Dwayne Johnson with Emily Blunt in “The Smashing Machine,” from A24

But prosthetics can’t do the acting. That’s Johnson’s job and he wins the decision. He starts with a soft voice that shows the gentleness beneath the hulking giant. Set during the years from 1997 to 2000, the film takes us into Mark’s home in Phoenix, Arizona with his girlfriend and later wife, Dawn Staples, played with quicksilver wit and turbulent spirit by the great Emily Blunt. Their fights could also win a prize if they gave one for domestic battles.

Things get worse when Mark’s use of opioids morphs into an addiction.
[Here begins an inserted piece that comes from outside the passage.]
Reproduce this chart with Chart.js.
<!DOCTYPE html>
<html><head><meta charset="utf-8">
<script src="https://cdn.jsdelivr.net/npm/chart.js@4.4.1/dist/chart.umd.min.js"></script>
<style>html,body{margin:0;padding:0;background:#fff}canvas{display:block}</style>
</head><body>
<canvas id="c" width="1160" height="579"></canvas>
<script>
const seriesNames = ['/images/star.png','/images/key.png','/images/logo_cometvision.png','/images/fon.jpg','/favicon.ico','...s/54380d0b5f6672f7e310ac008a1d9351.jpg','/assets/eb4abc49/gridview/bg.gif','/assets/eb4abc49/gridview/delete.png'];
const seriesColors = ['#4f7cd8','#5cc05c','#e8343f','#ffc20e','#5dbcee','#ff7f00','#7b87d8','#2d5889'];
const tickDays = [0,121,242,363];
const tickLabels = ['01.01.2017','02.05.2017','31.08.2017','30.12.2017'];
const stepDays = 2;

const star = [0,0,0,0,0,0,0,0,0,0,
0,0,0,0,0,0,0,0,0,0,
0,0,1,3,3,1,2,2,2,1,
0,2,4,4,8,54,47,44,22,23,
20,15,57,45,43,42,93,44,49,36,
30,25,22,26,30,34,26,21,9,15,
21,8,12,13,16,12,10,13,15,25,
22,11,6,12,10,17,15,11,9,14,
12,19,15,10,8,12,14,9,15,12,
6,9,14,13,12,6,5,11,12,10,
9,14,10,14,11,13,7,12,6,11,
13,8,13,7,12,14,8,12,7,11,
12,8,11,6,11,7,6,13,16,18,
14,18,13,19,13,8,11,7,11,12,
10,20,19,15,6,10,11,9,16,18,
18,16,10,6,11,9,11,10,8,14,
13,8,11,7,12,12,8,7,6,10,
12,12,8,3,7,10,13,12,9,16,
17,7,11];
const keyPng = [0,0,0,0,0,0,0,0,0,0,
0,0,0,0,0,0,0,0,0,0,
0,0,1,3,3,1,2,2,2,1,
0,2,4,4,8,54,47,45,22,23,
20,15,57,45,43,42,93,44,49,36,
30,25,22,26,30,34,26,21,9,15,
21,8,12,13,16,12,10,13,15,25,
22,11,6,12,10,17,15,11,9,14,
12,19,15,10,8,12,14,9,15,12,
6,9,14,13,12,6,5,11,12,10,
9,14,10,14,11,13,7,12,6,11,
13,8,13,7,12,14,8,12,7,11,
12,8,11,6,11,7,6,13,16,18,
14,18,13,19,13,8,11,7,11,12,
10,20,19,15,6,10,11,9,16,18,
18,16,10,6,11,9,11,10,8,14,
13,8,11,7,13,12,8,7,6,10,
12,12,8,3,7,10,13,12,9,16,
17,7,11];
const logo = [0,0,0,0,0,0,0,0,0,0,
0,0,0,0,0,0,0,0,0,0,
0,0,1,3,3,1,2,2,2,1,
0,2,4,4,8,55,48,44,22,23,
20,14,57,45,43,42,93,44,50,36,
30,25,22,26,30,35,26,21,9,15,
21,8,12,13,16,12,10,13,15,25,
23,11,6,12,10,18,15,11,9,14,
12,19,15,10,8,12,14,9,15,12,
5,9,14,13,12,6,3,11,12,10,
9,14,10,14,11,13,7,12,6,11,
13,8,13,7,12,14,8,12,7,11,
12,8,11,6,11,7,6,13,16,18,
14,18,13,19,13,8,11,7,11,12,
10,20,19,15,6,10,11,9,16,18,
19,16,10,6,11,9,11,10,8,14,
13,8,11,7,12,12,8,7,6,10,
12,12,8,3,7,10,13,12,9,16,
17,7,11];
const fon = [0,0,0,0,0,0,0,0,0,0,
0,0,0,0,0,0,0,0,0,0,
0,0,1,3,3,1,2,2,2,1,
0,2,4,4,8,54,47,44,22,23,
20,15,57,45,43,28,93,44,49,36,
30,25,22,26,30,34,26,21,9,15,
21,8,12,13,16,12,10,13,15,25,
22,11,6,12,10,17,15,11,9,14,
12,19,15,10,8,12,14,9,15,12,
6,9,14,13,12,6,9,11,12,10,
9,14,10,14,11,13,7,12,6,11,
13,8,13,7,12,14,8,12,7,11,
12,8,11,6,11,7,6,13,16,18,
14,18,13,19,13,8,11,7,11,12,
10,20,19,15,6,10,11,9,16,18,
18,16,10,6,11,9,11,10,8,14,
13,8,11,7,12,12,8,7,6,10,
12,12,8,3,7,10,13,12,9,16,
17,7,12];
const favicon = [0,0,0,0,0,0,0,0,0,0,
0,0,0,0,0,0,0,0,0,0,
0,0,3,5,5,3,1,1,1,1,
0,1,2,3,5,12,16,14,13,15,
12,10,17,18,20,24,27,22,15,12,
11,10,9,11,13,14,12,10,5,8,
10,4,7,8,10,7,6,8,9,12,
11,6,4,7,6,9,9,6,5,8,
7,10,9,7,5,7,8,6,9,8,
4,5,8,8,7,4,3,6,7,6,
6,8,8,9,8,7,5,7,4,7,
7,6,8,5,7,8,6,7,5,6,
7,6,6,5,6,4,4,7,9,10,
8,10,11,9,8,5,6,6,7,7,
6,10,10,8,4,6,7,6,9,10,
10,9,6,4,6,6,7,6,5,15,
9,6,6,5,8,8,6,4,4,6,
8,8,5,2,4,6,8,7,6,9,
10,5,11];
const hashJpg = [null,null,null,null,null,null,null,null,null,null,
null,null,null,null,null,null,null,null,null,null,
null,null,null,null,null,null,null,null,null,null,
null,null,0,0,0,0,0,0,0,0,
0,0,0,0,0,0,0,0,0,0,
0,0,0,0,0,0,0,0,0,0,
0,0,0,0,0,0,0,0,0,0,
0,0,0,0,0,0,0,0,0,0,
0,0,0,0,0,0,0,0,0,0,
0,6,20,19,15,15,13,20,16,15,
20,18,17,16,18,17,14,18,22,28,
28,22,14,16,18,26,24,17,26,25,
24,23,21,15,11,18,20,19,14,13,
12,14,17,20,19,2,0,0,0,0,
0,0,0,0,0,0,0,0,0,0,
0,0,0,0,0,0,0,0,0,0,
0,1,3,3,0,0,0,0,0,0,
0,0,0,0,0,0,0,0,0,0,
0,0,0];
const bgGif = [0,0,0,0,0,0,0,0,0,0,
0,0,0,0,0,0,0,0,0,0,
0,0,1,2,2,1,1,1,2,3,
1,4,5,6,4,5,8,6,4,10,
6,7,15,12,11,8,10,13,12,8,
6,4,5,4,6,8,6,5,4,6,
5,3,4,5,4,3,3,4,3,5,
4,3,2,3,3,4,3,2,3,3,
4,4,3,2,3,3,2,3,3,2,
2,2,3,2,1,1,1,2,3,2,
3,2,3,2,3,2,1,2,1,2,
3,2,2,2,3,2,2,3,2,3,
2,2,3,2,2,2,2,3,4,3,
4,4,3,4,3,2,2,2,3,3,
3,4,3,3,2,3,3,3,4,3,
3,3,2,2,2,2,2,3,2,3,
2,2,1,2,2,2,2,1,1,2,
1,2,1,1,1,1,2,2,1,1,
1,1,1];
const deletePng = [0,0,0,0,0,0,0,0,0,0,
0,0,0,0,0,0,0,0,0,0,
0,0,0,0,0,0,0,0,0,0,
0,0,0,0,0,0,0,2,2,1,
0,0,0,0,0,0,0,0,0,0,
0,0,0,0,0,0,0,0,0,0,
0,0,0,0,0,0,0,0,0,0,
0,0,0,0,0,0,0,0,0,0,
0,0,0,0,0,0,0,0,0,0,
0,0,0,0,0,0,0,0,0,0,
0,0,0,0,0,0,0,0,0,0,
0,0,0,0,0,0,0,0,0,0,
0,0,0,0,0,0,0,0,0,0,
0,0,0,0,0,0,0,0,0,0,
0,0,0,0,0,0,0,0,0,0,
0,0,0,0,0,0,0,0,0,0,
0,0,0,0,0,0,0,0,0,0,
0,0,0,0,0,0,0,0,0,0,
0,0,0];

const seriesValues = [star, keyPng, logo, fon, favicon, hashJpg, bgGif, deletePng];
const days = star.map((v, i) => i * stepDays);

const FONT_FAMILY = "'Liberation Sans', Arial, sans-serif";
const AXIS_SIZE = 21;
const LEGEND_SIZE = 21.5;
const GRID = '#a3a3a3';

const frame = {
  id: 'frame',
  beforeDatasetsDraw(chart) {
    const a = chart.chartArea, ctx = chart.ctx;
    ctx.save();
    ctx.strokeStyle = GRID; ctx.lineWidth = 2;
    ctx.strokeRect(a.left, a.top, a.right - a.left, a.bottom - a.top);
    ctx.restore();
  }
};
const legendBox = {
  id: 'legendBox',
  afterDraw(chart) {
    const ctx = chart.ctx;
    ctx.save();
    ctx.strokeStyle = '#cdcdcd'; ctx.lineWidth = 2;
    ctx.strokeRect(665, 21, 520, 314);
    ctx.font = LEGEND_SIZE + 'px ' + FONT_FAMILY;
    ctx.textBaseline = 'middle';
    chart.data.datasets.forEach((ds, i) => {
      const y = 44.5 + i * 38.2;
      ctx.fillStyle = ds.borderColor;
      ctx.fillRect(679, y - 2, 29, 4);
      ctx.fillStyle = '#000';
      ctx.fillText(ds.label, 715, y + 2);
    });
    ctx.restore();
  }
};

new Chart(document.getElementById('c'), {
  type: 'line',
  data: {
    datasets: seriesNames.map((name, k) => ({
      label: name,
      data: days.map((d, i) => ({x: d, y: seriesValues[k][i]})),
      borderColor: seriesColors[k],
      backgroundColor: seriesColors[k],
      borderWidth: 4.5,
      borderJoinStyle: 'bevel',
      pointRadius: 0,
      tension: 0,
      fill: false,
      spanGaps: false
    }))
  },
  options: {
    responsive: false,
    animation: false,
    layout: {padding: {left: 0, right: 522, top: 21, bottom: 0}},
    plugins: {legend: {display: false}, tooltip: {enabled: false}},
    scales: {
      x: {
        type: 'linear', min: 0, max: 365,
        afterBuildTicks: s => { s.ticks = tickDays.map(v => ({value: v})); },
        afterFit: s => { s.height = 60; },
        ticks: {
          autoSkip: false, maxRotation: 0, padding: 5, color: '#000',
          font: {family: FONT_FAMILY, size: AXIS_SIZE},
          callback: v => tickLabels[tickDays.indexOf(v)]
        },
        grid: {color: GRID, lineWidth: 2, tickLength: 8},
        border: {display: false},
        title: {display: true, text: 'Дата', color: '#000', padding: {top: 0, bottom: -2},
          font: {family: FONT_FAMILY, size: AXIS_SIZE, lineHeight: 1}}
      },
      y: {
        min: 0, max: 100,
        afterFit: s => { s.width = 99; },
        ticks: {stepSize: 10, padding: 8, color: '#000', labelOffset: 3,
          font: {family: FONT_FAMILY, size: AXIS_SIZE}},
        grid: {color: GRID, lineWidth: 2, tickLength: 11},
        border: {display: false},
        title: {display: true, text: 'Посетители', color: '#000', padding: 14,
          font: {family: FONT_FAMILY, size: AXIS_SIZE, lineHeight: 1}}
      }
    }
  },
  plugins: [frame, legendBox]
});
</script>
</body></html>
He turns to his friend, trainer and fellow fighter Mark Coleman (Ryan Bader), but these personal demons are something Mark must tackle alone. “The Smashing Machine” veers toward cliché when Mark’s MMA training with Bas Rutten (as himself) slips into “Rocky”-style rah-rah set to Elvis’s powerhouse take on “My Way,” but Safdie quickly shuts down the usual Hollywood tricks.
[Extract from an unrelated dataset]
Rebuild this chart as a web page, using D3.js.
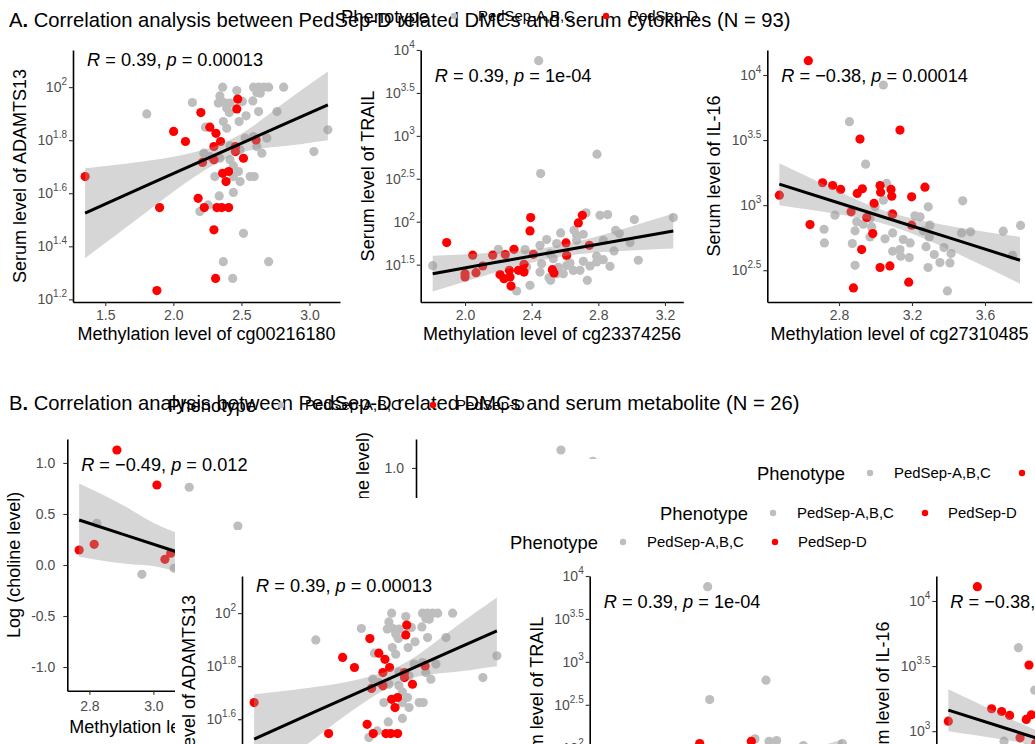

Mark’s eventual sobriety, often a nod towards a happy ending, only intensifies the conflict between Mark and Dawn, now in Tokyo for the 2000 Pride Fighting Championship with 15 other fighters competing for the $200,000 prize. Doesn’t sound like much? It wasn’t, not back in the day. But the glory remains a constant goal.
In the later scenes, Mark has shaved his head, looking more like The Rock of legend. But Johnson refuses to turn Mark into another version of himself. Staying true to character and to his own intuitive instincts as an actor, Johnson lets the film play out as written.

Audiences may be disappointed when “The Smashing Machine” refuses to hit familiar beats for a predictable payoff. Some might consider the film’s occasional drift into doom and gloom box-office suicide. And yet Johnson and Safdie are taking an honest route to an honorable end. They deserve points just for that.

Sports and gambling are obsessing both Safdie brothers this year. In December, Josh will star Timothy Chalamet as a 1950s table tennis phenom in “Marty Supreme,” quite the contrast to Benny’s MMA collaboration with Johnson in “The Smashing Machine.”

Will the brothers be competing for an Oscar? I don’t think it would throw them. Sports as a metaphor for a kinetic drive to win is surely a universal theme. For Johnson, “The Smashing Machine” is a gamble that has given him an appetite for more challenging roles. “This is the first time in my career that I’ve not thought about box office once,” he said. I wouldn’t bet against him, critically or commercially. Let the games begin.